There was no evidence that Mr. Helm consumed any drugs or alcohol. He was merely chatting away on his cell phone. Now do you want to fight for your “right” to talk on the cell phone while driving? Now do you think driving while talking on a cell phone is safe?


Photograph by Ian Britton as found on

DUI Blog Comments

2 Responses to “Don’t Think Cell Phones are as Dangerous as DUI?”

  1. Jenny on March 10th, 2008 5:18 pm

    We studied this while in college. I was a psychology major and my cognition professor has done many studies on this.

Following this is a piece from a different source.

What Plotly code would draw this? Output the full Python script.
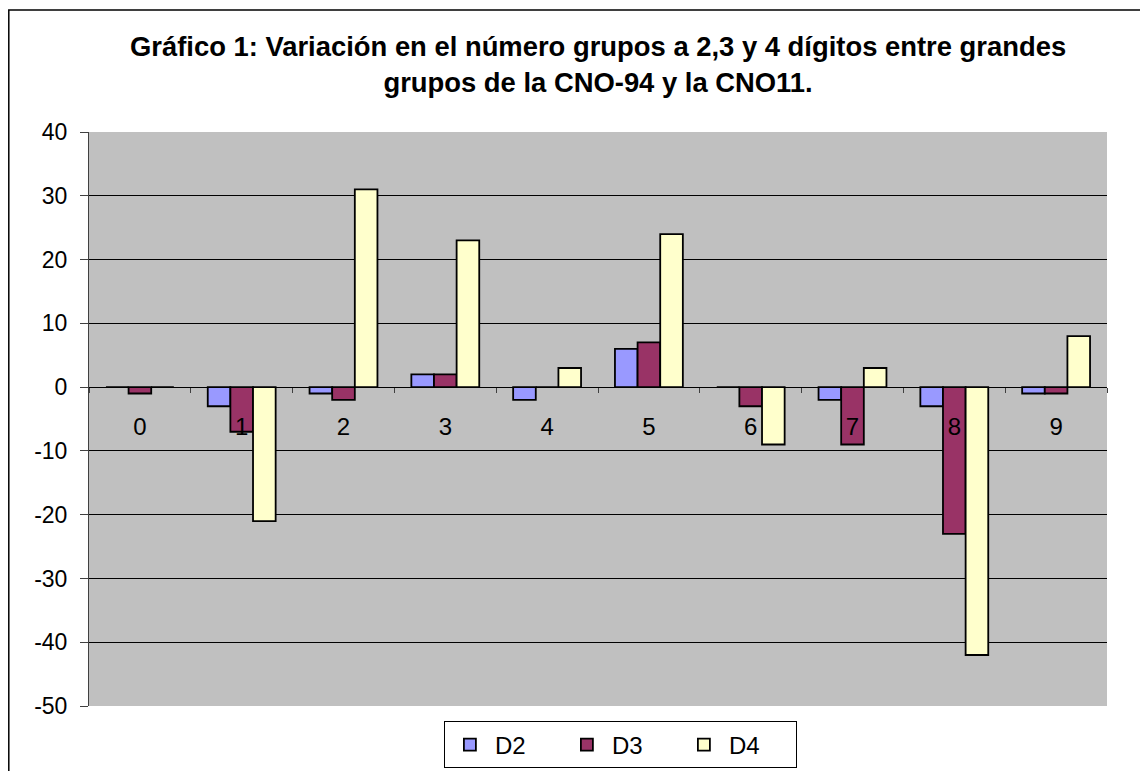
import plotly.graph_objects as go

categories = ["0", "1", "2", "3", "4", "5", "6", "7", "8", "9"]
d2 = [0, -3, -1, 2, -2, 6, 0, -2, -3, -1]
d3 = [-1, -7, -2, 2, 0, 7, -3, -9, -23, -1]
d4 = [0, -21, 31, 23, 3, 24, -9, 3, -42, 8]
y_ticks = [-50, -40, -30, -20, -10, 0, 10, 20, 30, 40]
y_ticktext = [str(v) for v in y_ticks]
title_line1 = "Gráfico 1: Variación en el número grupos a 2,3 y 4 dígitos entre grandes"
title_line2 = "grupos de la CNO-94 y la CNO11."

series = [("D2", d2, "#9999FF"), ("D3", d3, "#993366"), ("D4", d4, "#FFFFCC")]

fig = go.Figure()
for name, vals, col in series:
    fig.add_trace(go.Bar(
        x=categories, y=vals, name=name,
        marker=dict(color=col, line=dict(color="black", width=1.8)),
    ))

FONT = "Arial, Liberation Sans, sans-serif"
W, H = 1140, 763
L, T, PW, PH = 81, 124, 1018, 574
fig.update_layout(
    width=W, height=H,
    margin=dict(l=L, r=W - L - PW, t=T, b=H - T - PH, autoexpand=False),
    paper_bgcolor="white",
    plot_bgcolor="#C0C0C0",
    barmode="group",
    bargap=0.333,
    bargroupgap=0,
    font=dict(family=FONT, size=24, color="black"),
    showlegend=True,
    legend=dict(
        orientation="h",
        x=0.522, xanchor="center",
        y=-0.027, yanchor="top",
        bordercolor="black", borderwidth=1,
        bgcolor="white",
        font=dict(size=24),
        entrywidth=62,
        itemwidth=40,
        tracegroupgap=0,
    ),
    xaxis=dict(
        type="category",
        anchor="free", position=50 / 90,
        showline=True, linecolor="black", linewidth=1,
        ticks="outside", tickson="boundaries", ticklen=5, tickcolor="#404040",
        ticklabelstandoff=18,
        showgrid=False,
        tickfont=dict(size=24),
    ),
    yaxis=dict(
        range=[-50, 40],
        tickvals=y_ticks,
        ticktext=y_ticktext,
        showline=True, linecolor="#404040", linewidth=1,
        ticks="outside", ticklen=8, tickcolor="#404040",
        ticklabelstandoff=8,
        showgrid=True, gridcolor="black", gridwidth=1,
        zeroline=True, zerolinecolor="black", zerolinewidth=1,
        tickfont=dict(size=23),
    ),
    annotations=[dict(
        text="<b>" + title_line1 + "</b><br><b>" + title_line2 + "</b>",
        xref="paper", yref="paper", x=0.5, y=(T + PH - 57) / PH,
        xanchor="center", yanchor="middle", showarrow=False,
        font=dict(size=27.4, family=FONT),
    )],
    shapes=[dict(
        type="rect", xref="paper", yref="paper",
        x0=(0.8 - L) / PW, x1=1.2, y0=-0.3, y1=(T + PH - 2) / PH,
        line=dict(color="black", width=1.5), fillcolor="rgba(0,0,0,0)",
        layer="below",
    )],
)

fig.write_html("out.html")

    While driving with a cell phone in hand does hinder driving skills, the same effect is show with a hands free phone. Also, driving is hindered by having another person in the car and by having the radio on. The argument: It is not the cell phone that is the problem, but the amount of attention given to each task being preformed. Driving was less inhibited when cell phone talk centered around places the driver needed to stop vs an argument with a spouse.

    Let’s take all of this away.. One person in a car at a time and no radio.

    No that is not the answer (neither is retracting cell phone use) I think the answer may be ONLY GIVING QUALIFIED PEOPLE LICENSES. And not to anyone off of the street.

  2. Garth O'Brien on March 11th, 2008 7:18 am


    You make a fantastic point. I have discussed with many friends and colleagues about limiting driving privileges only to qualified individuals. You seem to be the only person that would be willing to join me on that campaign. Turning 16 does not automatically establish a qualified driver.

    Here is a story for you. My buddy took his 90 year old grandmother to renew her driver’s license. There is a vision test in Washington that requires the test taker to push their head against a button to illuminate the test images. Even with using her entire body she was too feeble to push the button down. My buddy had to reach over and use his fingers to activate the test for her. Her license was renewed.

    We let too many unqualified individuals on the roadways. Thanks for commenting Jenny.